“Acting is surviving”
“You have to look at producer the director and say, ‘I don’t give a fuck about any of you.’” – Marlon Brando
If you’re an actor or just a casual fan of film, one thing you have to admit is that Marlon Brando was the catalyst for modern day acting in film. He was a huge disciple of Stella Adler and The Method and when he brought that technique to his early film work, it changed everything. No one had ever seen anything like him on screen before and he was a revelation.
In fact, he was so believable as Stanley Kowalski in A Streetcar Named Desire that people actually thought he was his character, they thought he was a vicious drunk who would “spit on the floor” and fight with his wife. It’s some of these moments that are on display in the Stevan Riley’s excellent new documentary, Listen To Me Marlon.
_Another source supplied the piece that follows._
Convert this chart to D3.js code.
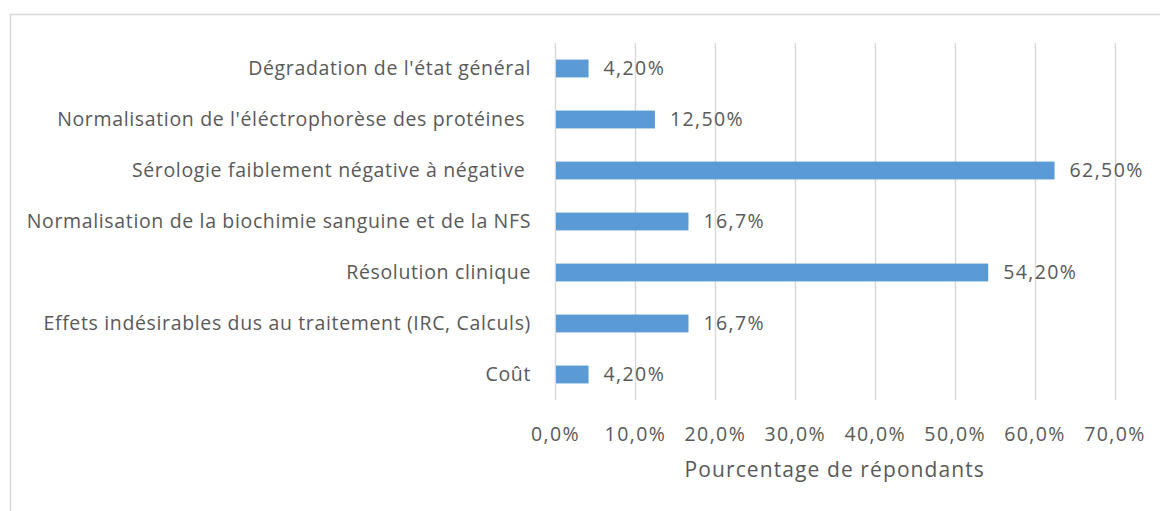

Throughout his life, Brando recorded hundreds of hours of audiotapes that had never been made public until now. Riley has sifted through these tapes and created a documentary that is almost an autobiography. Told in his own voice, Brando guides us though his childhood to his early days as a young actor in New York City, working on Broadway to having to audition for The Godfather and it’s all in his own voice.
It’s truly fascinating.
He tells of the times he would sit in a New York City cigar shop and watch people for 30 seconds and then try and analyze their personality. Or how Stella Adler was so loving towards him and made him feel like he had a home at The New School. There’s an extended segment on Method Acting where’s he’s talking about his deep love and passion for it and it’s truly inspiring. I even went back to watch that section just to listen to it again.
As he gets older, we can see the more eccentric side of his personality emerging. He talks about auditioning for The Godfather and how he taped his lines to the other actors faces because he had other things to do besides learning lines.
The film ends with the tragedies of his son killing his daughter’s boyfriend and his daughter eventual suicide. At this point, Brando is a shell of what he once was. In the time of the film, we’ve seen him age and change and it’s something to marvel at.